::: Input for this task :::
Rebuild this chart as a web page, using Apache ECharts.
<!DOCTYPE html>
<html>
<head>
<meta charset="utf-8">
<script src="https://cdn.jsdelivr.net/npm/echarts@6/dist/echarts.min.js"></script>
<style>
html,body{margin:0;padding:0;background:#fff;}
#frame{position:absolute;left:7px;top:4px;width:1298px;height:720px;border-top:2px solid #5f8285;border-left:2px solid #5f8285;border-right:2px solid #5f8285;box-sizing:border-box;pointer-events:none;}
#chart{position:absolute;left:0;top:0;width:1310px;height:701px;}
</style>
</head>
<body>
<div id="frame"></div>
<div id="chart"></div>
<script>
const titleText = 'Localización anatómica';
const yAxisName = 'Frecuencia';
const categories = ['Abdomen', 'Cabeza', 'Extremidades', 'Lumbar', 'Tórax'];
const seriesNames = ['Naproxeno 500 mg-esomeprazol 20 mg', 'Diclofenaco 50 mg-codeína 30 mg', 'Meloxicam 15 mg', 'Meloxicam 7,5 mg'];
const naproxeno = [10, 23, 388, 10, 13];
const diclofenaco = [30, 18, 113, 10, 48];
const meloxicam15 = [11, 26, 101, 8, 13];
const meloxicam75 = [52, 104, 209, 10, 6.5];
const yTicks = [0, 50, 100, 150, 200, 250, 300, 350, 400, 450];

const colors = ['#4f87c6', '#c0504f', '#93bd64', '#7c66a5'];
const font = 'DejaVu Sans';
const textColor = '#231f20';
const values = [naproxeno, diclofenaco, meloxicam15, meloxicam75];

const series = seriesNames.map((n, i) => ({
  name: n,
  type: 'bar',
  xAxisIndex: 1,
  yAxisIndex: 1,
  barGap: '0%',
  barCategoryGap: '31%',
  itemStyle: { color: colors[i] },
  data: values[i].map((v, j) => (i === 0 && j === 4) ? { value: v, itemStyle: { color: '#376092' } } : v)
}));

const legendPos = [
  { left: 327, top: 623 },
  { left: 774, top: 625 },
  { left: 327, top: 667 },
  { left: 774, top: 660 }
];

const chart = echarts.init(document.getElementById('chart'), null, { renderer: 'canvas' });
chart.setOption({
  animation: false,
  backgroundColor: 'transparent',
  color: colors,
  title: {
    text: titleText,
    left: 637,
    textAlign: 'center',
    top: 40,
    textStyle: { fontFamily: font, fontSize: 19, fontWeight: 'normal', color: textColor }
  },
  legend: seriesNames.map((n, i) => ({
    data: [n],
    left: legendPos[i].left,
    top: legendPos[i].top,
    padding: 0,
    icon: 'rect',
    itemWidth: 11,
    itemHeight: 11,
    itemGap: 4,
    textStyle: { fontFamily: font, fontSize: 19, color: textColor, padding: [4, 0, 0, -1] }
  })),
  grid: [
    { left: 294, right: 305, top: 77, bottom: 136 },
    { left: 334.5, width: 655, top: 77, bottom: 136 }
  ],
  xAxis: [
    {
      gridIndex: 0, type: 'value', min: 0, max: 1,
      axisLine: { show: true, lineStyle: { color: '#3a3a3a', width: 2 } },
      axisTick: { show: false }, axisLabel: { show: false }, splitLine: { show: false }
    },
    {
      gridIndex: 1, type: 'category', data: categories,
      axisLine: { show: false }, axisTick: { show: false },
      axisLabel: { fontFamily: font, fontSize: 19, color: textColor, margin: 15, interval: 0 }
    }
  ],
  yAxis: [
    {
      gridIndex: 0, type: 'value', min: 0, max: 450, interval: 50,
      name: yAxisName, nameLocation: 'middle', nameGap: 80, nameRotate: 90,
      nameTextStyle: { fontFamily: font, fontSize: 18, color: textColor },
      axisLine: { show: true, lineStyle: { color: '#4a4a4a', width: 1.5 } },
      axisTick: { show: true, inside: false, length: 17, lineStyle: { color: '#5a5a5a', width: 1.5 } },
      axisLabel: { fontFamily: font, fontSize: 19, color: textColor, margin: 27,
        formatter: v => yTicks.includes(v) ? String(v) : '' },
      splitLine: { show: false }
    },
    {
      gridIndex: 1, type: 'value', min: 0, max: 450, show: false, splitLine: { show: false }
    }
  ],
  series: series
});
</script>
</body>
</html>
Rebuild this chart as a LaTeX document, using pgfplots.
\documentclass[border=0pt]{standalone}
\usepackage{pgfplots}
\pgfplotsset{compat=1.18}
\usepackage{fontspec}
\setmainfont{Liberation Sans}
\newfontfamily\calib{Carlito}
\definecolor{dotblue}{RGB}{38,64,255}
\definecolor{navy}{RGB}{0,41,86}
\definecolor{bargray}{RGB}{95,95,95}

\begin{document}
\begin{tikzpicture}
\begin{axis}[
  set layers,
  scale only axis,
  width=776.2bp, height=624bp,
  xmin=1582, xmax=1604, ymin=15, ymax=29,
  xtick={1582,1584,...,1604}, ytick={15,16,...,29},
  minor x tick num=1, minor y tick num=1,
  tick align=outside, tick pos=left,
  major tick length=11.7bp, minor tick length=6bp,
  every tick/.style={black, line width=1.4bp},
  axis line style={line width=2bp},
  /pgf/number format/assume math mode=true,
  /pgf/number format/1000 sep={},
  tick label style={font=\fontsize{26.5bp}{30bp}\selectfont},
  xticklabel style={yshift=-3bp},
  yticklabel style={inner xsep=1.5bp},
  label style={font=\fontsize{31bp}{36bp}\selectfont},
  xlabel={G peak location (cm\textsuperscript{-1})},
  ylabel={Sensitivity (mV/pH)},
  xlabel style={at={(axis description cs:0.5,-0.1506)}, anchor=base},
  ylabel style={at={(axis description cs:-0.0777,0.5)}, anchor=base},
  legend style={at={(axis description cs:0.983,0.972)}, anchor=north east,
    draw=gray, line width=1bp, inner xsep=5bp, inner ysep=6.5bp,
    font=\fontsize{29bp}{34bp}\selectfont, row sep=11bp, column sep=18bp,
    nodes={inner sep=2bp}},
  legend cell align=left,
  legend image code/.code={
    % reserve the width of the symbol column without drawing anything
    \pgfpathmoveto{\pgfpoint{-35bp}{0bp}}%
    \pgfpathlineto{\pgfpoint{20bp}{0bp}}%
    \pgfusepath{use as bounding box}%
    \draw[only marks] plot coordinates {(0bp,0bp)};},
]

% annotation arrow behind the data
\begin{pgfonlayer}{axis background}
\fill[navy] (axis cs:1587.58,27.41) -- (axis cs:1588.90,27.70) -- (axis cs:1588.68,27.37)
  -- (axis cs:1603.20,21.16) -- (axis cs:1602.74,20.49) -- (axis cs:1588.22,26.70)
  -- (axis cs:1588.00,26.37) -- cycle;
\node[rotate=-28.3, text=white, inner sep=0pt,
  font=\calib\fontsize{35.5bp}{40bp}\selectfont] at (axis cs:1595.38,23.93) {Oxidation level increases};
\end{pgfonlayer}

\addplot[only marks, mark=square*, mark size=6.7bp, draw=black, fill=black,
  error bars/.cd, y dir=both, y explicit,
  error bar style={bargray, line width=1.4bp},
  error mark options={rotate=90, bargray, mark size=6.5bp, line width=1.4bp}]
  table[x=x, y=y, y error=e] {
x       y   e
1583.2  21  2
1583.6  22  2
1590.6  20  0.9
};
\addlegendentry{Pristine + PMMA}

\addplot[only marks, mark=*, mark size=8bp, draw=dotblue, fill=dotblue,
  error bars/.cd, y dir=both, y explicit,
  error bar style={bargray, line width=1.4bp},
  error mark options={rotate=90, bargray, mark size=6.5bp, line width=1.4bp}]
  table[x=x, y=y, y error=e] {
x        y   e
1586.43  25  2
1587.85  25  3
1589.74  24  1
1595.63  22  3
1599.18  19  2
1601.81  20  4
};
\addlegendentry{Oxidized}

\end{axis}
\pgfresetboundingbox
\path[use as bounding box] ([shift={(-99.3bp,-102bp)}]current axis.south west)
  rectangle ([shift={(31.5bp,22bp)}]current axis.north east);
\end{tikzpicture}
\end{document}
:::
::: Input for this task :::
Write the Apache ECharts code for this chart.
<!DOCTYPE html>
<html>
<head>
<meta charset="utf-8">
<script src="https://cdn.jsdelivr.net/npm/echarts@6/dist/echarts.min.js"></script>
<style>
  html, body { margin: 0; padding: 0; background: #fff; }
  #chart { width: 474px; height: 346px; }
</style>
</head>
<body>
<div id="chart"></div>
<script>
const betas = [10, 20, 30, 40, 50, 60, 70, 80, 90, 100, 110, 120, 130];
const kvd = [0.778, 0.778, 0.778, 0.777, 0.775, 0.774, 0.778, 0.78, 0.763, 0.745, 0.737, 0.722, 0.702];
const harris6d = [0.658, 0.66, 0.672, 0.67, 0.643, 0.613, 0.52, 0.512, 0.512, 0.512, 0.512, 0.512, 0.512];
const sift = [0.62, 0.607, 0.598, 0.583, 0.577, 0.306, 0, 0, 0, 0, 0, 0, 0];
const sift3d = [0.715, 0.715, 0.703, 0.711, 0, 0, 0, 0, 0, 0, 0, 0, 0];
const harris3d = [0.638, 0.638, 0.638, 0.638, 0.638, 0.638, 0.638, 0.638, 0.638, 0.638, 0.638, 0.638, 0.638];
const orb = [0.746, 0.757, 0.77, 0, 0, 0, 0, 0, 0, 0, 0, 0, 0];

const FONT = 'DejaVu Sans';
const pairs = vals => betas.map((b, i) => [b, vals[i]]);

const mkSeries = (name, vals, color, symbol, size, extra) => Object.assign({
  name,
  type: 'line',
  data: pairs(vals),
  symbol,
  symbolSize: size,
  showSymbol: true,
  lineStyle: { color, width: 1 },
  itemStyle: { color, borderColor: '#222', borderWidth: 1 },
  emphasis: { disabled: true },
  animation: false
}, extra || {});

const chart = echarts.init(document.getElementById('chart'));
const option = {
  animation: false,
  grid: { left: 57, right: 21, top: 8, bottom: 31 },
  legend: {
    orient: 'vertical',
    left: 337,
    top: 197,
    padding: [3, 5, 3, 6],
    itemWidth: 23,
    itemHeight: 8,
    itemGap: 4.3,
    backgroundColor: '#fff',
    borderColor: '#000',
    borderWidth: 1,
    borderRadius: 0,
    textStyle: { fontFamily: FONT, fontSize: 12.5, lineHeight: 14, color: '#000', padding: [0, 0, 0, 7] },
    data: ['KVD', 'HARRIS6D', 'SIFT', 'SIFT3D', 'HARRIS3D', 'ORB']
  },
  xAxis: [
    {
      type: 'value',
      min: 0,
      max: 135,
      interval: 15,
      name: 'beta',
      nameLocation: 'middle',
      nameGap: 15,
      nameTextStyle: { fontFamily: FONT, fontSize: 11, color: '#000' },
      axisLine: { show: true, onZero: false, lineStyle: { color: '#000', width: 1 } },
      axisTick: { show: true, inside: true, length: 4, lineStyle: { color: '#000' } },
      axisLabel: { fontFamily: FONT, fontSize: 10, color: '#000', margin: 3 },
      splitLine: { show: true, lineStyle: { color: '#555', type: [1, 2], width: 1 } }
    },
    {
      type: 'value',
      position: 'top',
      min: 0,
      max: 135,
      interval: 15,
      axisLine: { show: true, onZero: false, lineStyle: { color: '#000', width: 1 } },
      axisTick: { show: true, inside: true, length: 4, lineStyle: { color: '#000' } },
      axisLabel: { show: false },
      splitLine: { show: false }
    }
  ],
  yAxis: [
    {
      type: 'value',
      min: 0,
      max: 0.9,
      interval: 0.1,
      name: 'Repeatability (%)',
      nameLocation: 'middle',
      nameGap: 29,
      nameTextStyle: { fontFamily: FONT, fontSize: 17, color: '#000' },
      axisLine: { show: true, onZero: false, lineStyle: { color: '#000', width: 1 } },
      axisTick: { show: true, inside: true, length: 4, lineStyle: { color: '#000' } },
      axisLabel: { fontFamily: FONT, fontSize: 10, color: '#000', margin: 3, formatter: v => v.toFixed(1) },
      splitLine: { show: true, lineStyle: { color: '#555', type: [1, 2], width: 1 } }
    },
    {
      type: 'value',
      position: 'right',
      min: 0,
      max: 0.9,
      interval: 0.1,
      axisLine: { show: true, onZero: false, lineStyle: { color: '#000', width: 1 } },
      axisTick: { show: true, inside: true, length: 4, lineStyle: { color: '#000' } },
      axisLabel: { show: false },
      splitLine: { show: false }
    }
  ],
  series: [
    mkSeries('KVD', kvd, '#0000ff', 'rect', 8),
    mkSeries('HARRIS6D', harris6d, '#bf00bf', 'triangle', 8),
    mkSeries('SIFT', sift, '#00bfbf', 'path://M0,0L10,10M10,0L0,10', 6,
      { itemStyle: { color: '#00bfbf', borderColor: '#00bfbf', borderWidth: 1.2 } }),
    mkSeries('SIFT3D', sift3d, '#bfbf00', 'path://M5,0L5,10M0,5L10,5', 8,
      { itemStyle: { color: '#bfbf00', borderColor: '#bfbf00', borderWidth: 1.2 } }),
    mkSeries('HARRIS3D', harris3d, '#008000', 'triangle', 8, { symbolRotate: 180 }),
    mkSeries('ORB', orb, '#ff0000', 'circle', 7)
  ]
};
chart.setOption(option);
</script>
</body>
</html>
:::
::: Input for this task :::
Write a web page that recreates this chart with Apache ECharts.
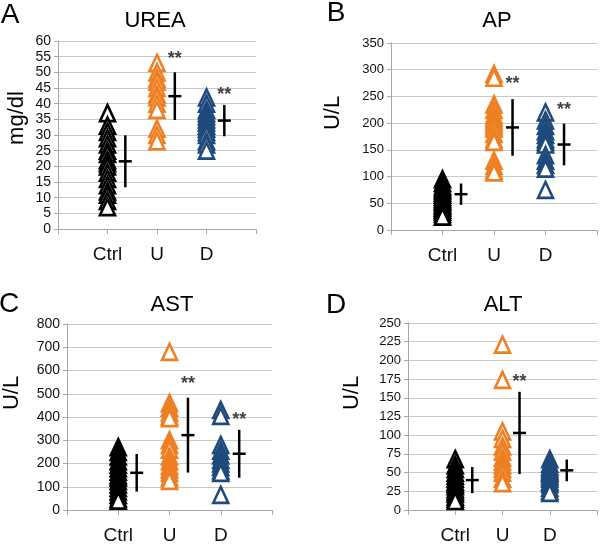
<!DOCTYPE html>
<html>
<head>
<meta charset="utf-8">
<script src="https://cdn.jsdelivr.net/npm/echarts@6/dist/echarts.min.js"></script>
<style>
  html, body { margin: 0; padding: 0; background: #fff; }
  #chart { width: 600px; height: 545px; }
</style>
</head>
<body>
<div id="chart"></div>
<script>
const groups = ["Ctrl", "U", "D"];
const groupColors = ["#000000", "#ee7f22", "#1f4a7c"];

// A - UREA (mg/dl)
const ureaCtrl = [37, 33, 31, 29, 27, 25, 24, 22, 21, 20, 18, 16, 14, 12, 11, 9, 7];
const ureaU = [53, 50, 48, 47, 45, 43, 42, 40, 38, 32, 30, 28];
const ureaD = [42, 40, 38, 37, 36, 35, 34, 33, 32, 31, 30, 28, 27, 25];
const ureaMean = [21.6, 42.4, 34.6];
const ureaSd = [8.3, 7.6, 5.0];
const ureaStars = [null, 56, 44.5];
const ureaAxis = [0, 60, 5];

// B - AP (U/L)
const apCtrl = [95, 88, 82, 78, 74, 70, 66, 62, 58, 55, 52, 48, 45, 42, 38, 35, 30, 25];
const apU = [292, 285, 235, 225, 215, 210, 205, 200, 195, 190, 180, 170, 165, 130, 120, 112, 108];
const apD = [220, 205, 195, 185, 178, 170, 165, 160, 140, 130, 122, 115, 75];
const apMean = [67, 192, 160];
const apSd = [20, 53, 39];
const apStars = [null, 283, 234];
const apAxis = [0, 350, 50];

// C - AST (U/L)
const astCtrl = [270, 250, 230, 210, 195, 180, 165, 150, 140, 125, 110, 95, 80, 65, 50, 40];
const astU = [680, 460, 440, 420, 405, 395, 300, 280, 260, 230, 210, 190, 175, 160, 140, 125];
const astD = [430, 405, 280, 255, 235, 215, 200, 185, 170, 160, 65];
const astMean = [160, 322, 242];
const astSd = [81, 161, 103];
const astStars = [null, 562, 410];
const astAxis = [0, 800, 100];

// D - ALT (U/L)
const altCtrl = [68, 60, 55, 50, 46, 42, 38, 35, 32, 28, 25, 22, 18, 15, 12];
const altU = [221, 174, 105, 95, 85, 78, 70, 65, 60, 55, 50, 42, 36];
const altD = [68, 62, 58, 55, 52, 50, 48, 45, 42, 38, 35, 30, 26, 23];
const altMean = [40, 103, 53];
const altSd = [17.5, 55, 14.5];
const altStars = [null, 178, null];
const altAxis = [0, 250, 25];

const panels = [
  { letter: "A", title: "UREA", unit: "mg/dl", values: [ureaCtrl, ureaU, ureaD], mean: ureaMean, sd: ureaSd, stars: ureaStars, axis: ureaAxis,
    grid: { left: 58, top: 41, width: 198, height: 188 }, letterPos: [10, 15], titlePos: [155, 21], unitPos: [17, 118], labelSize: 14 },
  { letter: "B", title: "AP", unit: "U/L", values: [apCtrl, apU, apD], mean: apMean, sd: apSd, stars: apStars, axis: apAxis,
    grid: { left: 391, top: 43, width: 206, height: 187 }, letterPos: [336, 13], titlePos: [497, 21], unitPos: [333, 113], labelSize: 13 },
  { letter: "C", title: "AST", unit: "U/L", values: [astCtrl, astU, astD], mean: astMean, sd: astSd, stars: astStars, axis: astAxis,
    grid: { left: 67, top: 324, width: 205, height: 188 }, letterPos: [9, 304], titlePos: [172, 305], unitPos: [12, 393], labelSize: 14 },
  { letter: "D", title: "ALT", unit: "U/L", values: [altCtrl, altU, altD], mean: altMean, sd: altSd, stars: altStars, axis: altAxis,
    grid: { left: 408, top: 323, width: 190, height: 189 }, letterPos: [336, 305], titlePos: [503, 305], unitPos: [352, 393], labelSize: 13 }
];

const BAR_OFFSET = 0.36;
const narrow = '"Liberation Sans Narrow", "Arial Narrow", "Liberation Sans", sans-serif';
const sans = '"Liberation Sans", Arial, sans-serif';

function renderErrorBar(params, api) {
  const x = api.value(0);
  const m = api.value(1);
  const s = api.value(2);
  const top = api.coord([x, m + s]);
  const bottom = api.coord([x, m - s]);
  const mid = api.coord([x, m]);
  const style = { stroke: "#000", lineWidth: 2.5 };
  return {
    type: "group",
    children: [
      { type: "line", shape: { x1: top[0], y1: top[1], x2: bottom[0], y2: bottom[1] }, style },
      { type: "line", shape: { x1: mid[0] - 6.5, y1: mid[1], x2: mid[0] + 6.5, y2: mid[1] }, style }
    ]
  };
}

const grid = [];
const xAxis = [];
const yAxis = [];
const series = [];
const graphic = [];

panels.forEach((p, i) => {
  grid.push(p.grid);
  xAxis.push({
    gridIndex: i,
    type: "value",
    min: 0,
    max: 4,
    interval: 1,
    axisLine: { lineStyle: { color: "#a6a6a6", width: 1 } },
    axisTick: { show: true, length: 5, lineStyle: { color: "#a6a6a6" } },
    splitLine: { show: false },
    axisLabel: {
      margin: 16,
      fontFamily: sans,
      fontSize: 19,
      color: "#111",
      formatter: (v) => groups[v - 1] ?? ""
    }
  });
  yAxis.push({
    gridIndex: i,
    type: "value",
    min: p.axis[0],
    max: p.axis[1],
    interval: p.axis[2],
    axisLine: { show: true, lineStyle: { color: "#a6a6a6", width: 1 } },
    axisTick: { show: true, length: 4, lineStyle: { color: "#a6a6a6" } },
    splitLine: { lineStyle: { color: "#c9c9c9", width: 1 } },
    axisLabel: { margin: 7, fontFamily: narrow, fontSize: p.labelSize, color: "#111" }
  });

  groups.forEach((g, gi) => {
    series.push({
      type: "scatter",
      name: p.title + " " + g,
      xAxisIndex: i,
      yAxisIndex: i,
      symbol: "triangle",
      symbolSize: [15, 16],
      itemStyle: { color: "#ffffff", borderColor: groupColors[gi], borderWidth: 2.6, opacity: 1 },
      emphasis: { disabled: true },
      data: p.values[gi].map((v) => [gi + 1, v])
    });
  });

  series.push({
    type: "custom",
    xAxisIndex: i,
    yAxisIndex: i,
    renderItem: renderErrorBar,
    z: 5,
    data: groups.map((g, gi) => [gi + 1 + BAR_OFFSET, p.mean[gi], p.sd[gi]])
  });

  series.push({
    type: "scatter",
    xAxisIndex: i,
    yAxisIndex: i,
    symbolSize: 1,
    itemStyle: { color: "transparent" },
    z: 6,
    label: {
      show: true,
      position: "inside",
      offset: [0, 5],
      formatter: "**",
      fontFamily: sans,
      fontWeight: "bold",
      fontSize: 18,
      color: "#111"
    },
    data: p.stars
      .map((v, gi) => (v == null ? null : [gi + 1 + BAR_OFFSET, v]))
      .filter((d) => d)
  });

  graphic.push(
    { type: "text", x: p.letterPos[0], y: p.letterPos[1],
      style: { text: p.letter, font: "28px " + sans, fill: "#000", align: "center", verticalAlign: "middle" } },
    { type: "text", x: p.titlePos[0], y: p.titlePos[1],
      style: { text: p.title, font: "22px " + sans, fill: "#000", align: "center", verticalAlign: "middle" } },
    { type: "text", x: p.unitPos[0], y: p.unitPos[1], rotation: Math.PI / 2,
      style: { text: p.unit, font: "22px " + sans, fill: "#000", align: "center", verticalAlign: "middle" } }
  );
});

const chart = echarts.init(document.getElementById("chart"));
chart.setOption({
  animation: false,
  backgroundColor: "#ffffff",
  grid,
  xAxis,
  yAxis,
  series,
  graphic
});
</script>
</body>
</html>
:::
*Goal:* Starting at the line containing "Write a web" and stopping after the line containing "const ureaAxis = [0, 60, 5];", give the lines again exactly and leave out every image.

*Correct result:*
Write a web page that recreates this chart with Apache ECharts.
<!DOCTYPE html>
<html>
<head>
<meta charset="utf-8">
<script src="https://cdn.jsdelivr.net/npm/echarts@6/dist/echarts.min.js"></script>
<style>
  html, body { margin: 0; padding: 0; background: #fff; }
  #chart { width: 600px; height: 545px; }
</style>
</head>
<body>
<div id="chart"></div>
<script>
const groups = ["Ctrl", "U", "D"];
const groupColors = ["#000000", "#ee7f22", "#1f4a7c"];

// A - UREA (mg/dl)
const ureaCtrl = [37, 33, 31, 29, 27, 25, 24, 22, 21, 20, 18, 16, 14, 12, 11, 9, 7];
const ureaU = [53, 50, 48, 47, 45, 43, 42, 40, 38, 32, 30, 28];
const ureaD = [42, 40, 38, 37, 36, 35, 34, 33, 32, 31, 30, 28, 27, 25];
const ureaMean = [21.6, 42.4, 34.6];
const ureaSd = [8.3, 7.6, 5.0];
const ureaStars = [null, 56, 44.5];
const ureaAxis = [0, 60, 5];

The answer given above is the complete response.